■ What you have to do ■
Exactly repeat the material, dropping only the pictures.

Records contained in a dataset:
= = = = = = =
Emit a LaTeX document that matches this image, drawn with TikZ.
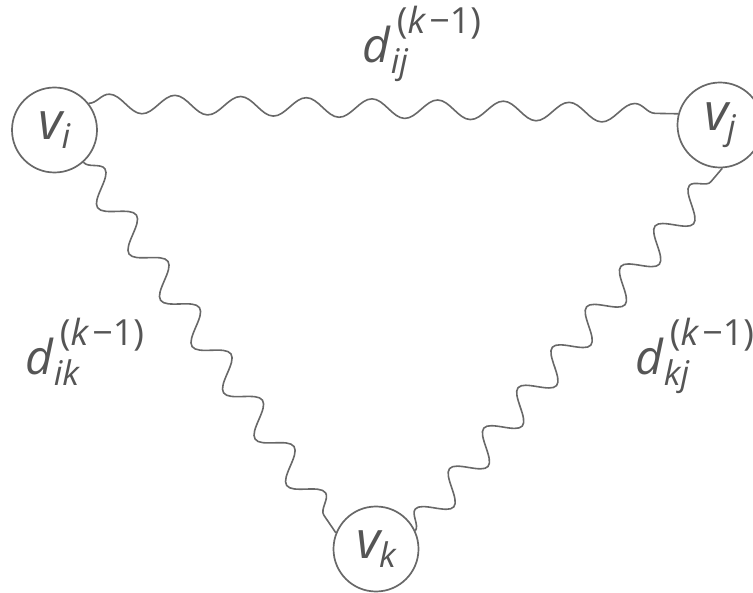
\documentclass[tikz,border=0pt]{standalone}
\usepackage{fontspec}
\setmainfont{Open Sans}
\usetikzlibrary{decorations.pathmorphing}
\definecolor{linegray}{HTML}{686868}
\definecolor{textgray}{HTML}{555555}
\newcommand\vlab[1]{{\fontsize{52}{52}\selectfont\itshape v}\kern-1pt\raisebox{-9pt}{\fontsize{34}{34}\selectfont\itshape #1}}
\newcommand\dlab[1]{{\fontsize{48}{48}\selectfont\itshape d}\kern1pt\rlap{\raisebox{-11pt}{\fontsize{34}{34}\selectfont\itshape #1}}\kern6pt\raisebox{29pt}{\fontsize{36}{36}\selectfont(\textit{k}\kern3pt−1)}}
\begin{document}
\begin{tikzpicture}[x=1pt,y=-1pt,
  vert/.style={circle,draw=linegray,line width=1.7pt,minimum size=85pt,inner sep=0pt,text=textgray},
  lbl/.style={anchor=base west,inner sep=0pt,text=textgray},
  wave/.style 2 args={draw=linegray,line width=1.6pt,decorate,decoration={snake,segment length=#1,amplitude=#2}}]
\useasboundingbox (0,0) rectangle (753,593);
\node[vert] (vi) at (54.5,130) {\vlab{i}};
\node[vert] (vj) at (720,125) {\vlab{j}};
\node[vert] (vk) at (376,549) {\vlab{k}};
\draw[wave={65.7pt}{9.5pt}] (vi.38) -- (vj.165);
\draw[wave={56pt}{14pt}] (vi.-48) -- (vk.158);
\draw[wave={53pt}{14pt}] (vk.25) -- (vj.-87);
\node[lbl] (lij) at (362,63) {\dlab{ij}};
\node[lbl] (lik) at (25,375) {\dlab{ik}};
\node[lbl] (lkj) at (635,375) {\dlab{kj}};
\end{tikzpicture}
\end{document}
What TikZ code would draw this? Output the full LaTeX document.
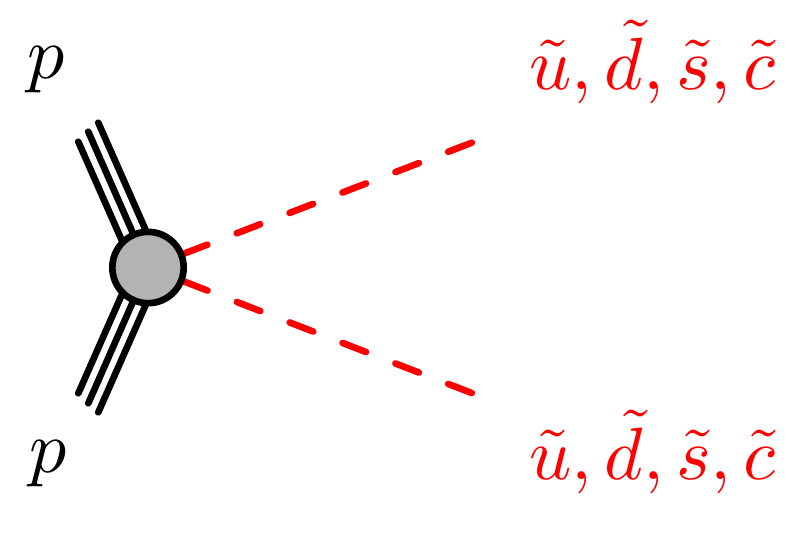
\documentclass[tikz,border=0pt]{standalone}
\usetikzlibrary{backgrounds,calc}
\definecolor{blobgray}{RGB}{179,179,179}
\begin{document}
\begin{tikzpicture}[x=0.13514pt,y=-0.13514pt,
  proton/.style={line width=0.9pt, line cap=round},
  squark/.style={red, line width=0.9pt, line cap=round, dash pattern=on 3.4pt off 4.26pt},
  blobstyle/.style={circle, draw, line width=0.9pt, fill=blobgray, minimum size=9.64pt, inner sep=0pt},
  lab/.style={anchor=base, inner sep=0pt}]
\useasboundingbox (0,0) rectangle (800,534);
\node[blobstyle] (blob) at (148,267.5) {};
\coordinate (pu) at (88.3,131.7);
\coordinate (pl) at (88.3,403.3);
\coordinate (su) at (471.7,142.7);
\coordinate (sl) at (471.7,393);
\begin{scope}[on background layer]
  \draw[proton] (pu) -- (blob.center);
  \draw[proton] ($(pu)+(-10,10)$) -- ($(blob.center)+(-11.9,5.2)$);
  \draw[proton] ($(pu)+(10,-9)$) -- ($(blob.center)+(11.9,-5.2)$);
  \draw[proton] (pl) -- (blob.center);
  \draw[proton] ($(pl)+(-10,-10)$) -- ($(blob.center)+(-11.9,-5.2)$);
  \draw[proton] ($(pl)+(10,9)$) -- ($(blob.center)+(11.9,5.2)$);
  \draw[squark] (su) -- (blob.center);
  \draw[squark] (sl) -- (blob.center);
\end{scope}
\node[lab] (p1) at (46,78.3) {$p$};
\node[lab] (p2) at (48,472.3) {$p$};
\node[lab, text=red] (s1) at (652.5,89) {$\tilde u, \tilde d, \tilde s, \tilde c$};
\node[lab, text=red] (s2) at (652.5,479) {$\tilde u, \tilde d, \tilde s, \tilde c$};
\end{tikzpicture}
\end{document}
= = = = = = =
■ Solved problem ■
Emit a LaTeX document that matches this image, drawn with TikZ.
\documentclass[tikz,border=0pt]{standalone}
\usepackage{fontspec}
\setmainfont{Open Sans}
\usetikzlibrary{decorations.pathmorphing}
\definecolor{linegray}{HTML}{686868}
\definecolor{textgray}{HTML}{555555}
\newcommand\vlab[1]{{\fontsize{52}{52}\selectfont\itshape v}\kern-1pt\raisebox{-9pt}{\fontsize{34}{34}\selectfont\itshape #1}}
\newcommand\dlab[1]{{\fontsize{48}{48}\selectfont\itshape d}\kern1pt\rlap{\raisebox{-11pt}{\fontsize{34}{34}\selectfont\itshape #1}}\kern6pt\raisebox{29pt}{\fontsize{36}{36}\selectfont(\textit{k}\kern3pt−1)}}
\begin{document}
\begin{tikzpicture}[x=1pt,y=-1pt,
  vert/.style={circle,draw=linegray,line width=1.7pt,minimum size=85pt,inner sep=0pt,text=textgray},
  lbl/.style={anchor=base west,inner sep=0pt,text=textgray},
  wave/.style 2 args={draw=linegray,line width=1.6pt,decorate,decoration={snake,segment length=#1,amplitude=#2}}]
\useasboundingbox (0,0) rectangle (753,593);
\node[vert] (vi) at (54.5,130) {\vlab{i}};
\node[vert] (vj) at (720,125) {\vlab{j}};
\node[vert] (vk) at (376,549) {\vlab{k}};
\draw[wave={65.7pt}{9.5pt}] (vi.38) -- (vj.165);
\draw[wave={56pt}{14pt}] (vi.-48) -- (vk.158);
\draw[wave={53pt}{14pt}] (vk.25) -- (vj.-87);
\node[lbl] (lij) at (362,63) {\dlab{ij}};
\node[lbl] (lik) at (25,375) {\dlab{ik}};
\node[lbl] (lkj) at (635,375) {\dlab{kj}};
\end{tikzpicture}
\end{document}
What TikZ code would draw this? Output the full LaTeX document.
\documentclass[tikz,border=0pt]{standalone}
\usetikzlibrary{backgrounds,calc}
\definecolor{blobgray}{RGB}{179,179,179}
\begin{document}
\begin{tikzpicture}[x=0.13514pt,y=-0.13514pt,
  proton/.style={line width=0.9pt, line cap=round},
  squark/.style={red, line width=0.9pt, line cap=round, dash pattern=on 3.4pt off 4.26pt},
  blobstyle/.style={circle, draw, line width=0.9pt, fill=blobgray, minimum size=9.64pt, inner sep=0pt},
  lab/.style={anchor=base, inner sep=0pt}]
\useasboundingbox (0,0) rectangle (800,534);
\node[blobstyle] (blob) at (148,267.5) {};
\coordinate (pu) at (88.3,131.7);
\coordinate (pl) at (88.3,403.3);
\coordinate (su) at (471.7,142.7);
\coordinate (sl) at (471.7,393);
\begin{scope}[on background layer]
  \draw[proton] (pu) -- (blob.center);
  \draw[proton] ($(pu)+(-10,10)$) -- ($(blob.center)+(-11.9,5.2)$);
  \draw[proton] ($(pu)+(10,-9)$) -- ($(blob.center)+(11.9,-5.2)$);
  \draw[proton] (pl) -- (blob.center);
  \draw[proton] ($(pl)+(-10,-10)$) -- ($(blob.center)+(-11.9,-5.2)$);
  \draw[proton] ($(pl)+(10,9)$) -- ($(blob.center)+(11.9,5.2)$);
  \draw[squark] (su) -- (blob.center);
  \draw[squark] (sl) -- (blob.center);
\end{scope}
\node[lab] (p1) at (46,78.3) {$p$};
\node[lab] (p2) at (48,472.3) {$p$};
\node[lab, text=red] (s1) at (652.5,89) {$\tilde u, \tilde d, \tilde s, \tilde c$};
\node[lab, text=red] (s2) at (652.5,479) {$\tilde u, \tilde d, \tilde s, \tilde c$};
\end{tikzpicture}
\end{document}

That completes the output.